During connection send available datablock
Player select his datablock
Do a final check before validation on server side if another player took the same datablock before him.

in all case, even if you succeed to get the information on client side, only server information can be trusted so you will have to double check.
#3
07/22/2010 (7:20 am)
Thanks to you both. I thought it would be along the lines via listobjects. Although I wasn't sure if I needed to send this information via a Master Server or not first.
#4
07/22/2010 (7:21 am)
The major problem is, that the client can´t refer to names, because they are not set. So it would be better to do the aggregation task on the server, the selection displayed on the client and the selected item send back to the server again.
#5
07/22/2010 (7:21 am)
Since as such the server is responsible to allocating the datablocks to clients, the logic for that should be entirely on the server side. Use a roundtrip request for that. Use commandToServer() to request the allocation and then on the server side, use commandToClient() to send the allocated datablock ID to the client.

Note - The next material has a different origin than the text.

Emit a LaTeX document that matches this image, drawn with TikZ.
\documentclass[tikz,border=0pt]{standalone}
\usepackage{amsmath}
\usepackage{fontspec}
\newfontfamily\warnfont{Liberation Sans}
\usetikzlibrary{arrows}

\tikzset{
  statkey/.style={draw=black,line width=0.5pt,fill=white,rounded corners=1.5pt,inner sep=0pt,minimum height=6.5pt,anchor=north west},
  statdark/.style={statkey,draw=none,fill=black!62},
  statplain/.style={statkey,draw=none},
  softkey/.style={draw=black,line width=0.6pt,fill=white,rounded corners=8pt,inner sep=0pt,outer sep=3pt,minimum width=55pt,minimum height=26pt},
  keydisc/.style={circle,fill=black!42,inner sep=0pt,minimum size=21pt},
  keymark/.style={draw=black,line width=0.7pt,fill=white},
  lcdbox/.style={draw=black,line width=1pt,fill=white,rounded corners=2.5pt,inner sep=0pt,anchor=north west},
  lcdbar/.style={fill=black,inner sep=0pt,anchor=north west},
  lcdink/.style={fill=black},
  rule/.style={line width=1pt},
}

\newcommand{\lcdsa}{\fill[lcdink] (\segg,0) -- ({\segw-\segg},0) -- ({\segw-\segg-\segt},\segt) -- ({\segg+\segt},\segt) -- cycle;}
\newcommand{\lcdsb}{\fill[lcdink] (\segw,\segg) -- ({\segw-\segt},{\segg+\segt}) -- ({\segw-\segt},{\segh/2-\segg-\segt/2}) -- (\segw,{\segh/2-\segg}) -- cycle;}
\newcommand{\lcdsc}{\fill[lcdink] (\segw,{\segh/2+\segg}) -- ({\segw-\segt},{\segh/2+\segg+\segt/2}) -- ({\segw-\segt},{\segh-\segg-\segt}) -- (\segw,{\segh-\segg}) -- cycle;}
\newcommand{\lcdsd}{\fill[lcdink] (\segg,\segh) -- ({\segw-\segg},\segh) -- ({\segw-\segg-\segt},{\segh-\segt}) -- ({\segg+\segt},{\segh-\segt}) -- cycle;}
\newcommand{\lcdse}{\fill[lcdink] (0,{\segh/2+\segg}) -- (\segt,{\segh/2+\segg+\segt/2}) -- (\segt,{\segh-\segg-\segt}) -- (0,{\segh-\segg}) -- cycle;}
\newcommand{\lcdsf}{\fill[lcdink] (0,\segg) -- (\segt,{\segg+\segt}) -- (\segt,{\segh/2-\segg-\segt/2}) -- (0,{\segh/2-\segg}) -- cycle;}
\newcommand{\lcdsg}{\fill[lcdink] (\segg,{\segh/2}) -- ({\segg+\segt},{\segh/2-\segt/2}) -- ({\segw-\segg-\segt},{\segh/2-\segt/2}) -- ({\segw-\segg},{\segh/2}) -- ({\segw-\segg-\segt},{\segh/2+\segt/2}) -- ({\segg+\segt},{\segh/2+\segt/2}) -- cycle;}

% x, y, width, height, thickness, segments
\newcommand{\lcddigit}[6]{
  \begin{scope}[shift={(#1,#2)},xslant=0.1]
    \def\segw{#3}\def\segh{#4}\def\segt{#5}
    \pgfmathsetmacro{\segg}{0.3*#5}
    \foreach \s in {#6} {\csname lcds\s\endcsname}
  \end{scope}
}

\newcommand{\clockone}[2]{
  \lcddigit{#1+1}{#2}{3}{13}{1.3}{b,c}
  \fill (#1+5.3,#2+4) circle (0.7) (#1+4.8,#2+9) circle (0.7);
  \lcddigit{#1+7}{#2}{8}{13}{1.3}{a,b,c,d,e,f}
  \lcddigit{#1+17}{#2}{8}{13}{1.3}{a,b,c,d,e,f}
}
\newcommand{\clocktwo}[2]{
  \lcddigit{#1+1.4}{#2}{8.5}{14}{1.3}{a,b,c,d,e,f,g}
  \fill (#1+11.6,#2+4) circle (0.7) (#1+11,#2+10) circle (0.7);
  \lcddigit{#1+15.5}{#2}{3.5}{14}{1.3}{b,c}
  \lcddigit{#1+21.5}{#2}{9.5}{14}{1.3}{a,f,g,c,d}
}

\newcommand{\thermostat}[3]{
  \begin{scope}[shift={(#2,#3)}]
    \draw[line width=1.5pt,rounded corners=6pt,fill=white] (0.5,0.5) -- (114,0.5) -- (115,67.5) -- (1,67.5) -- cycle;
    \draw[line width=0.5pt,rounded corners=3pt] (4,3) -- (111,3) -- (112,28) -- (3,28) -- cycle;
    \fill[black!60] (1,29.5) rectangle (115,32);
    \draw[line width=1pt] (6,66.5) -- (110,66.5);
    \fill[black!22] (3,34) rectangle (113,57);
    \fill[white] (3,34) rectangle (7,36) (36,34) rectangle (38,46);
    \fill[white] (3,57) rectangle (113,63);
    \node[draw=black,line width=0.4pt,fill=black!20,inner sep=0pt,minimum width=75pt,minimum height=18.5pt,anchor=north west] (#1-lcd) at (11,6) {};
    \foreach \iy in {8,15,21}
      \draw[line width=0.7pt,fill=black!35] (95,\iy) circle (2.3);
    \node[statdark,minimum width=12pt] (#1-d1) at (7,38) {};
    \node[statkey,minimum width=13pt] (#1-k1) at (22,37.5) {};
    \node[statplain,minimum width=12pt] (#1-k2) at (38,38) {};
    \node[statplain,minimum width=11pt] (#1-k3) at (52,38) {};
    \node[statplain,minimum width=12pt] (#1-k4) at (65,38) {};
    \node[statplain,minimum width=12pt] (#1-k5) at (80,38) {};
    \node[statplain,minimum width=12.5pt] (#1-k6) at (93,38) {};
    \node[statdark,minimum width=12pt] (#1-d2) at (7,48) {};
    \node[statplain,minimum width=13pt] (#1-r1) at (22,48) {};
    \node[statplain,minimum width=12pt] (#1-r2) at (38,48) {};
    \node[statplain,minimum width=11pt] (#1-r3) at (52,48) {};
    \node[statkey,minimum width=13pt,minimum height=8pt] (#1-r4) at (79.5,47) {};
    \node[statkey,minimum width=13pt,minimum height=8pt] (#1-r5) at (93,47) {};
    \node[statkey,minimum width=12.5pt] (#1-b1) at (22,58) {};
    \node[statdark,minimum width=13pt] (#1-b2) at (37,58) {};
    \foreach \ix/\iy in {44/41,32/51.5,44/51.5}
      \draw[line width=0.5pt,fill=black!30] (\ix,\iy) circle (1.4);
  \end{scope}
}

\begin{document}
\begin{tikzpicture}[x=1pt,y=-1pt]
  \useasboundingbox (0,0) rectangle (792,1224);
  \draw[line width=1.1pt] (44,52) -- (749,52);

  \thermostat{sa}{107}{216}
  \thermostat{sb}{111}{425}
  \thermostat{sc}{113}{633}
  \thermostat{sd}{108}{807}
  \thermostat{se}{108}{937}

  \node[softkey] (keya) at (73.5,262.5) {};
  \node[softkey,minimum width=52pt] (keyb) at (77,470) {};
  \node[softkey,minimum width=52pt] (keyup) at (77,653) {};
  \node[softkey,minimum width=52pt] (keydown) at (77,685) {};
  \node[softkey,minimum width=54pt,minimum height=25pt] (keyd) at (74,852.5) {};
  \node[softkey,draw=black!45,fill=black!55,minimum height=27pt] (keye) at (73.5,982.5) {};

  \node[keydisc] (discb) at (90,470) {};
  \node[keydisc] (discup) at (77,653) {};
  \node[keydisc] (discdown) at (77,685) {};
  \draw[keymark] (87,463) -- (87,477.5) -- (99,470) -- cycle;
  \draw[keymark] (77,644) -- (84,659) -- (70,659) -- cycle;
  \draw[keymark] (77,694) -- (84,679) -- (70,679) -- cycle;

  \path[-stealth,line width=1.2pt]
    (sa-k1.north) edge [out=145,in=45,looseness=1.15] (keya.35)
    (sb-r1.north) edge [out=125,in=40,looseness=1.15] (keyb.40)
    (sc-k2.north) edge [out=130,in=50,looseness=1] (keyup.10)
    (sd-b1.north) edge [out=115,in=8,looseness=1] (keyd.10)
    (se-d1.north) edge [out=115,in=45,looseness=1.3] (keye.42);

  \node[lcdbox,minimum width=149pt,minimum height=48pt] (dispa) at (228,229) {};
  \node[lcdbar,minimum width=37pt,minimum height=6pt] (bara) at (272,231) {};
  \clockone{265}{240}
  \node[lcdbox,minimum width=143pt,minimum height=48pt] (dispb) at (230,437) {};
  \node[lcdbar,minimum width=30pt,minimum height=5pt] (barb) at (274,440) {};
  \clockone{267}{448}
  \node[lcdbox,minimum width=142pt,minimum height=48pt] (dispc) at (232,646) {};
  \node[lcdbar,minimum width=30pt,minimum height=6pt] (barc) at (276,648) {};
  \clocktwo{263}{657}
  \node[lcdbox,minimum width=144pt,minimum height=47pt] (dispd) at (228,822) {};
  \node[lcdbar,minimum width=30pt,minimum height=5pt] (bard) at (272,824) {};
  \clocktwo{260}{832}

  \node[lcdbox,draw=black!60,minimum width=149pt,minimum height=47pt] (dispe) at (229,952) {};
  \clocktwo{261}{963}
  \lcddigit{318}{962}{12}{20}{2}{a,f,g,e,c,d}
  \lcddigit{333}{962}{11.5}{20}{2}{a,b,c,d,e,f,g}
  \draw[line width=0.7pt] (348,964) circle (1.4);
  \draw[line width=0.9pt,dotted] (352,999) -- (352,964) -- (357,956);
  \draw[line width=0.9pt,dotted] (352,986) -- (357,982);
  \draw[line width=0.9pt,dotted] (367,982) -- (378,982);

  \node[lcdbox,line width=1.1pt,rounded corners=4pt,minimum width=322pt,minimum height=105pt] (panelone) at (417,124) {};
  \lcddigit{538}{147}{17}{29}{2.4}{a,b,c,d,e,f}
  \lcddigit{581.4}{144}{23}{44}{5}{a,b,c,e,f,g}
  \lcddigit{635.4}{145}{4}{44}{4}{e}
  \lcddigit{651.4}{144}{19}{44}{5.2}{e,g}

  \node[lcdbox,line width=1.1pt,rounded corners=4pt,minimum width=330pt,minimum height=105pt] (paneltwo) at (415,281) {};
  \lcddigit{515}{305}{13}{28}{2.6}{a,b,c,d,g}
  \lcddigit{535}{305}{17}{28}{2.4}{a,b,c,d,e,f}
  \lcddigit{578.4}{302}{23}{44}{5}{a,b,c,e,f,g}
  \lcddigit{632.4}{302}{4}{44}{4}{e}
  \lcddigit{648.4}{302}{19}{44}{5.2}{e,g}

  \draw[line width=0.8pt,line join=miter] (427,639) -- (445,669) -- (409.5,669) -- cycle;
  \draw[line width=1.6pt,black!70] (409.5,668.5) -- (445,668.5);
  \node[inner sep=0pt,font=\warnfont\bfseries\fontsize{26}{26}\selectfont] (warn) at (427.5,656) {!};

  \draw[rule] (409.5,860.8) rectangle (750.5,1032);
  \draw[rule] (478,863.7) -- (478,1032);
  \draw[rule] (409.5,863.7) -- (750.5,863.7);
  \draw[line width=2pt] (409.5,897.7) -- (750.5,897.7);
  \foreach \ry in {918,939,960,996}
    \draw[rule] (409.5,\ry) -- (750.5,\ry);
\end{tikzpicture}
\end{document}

Without fallbacks, it's a little prone to hacks to let the client have that much control. If safety is a concern, at the very least the server should time out allocations and release them back to the pool. Also make sure to only allow the same single client to only ever allocate a single datablock at a time. Use a second commandToServer() to allow the client to release its allocation.

//Edit:
Ah forgot, for letting the client select, simply modify this to make it send a request for a specific datablock (use the ID; they are global). If the request goes through, the server sends an OK.
#6
07/22/2010 (7:33 am)
That's great Rene. The good ole commandToServer, saves the day again. I have a set number of characters that can be allocated in the game, and generic characters after that. I may do a check to fade out the characters in use in the game and prevent them from being selected to avoid frustration on finding out that all 8 unique characters are in use, but also do a second check on the character selected before proceding to the next GUI. Should save on the number of server calls.
#7
07/22/2010 (7:37 am)

Yep, you could have the server first send a list of IDs that are currently available. A la "no allocation, no guarantees, it's just a tentative list what might work as a pick." And then, when the player has selected a specific block, have the client try to allocate it from the server.
#8
07/22/2010 (8:03 am)
Cool... just need to work it out... player and weapon selection is already done, which works off server side, so hopefully it shouldn't be too difficult to implement.
#9
07/22/2010 (7:38 pm)
Somewhat unrelated, but related to the solution - I'm finding a lot of issues that seem to be solved w/ combinations of commandToServer/commandToClient - what's the performance like on these? Is using them a few times per game-frame going to cause performance issues? Or for local games is it fairly lightweight?
#10
07/22/2010 (8:24 pm)

Quote:Or for local games is it fairly lightweight?

For local games, this is almost free and you could even do this with relative high-frequency.

Quote:Is using them a few times per game-frame going to cause performance issues?

For networked games, definitely. In most cases, networking will have a lag significantly greater than a single frame. If you're not trying to force something synchronous out of this asynchronous framework, then you'll manage but still, high-frequency is bad (per-frame definitely).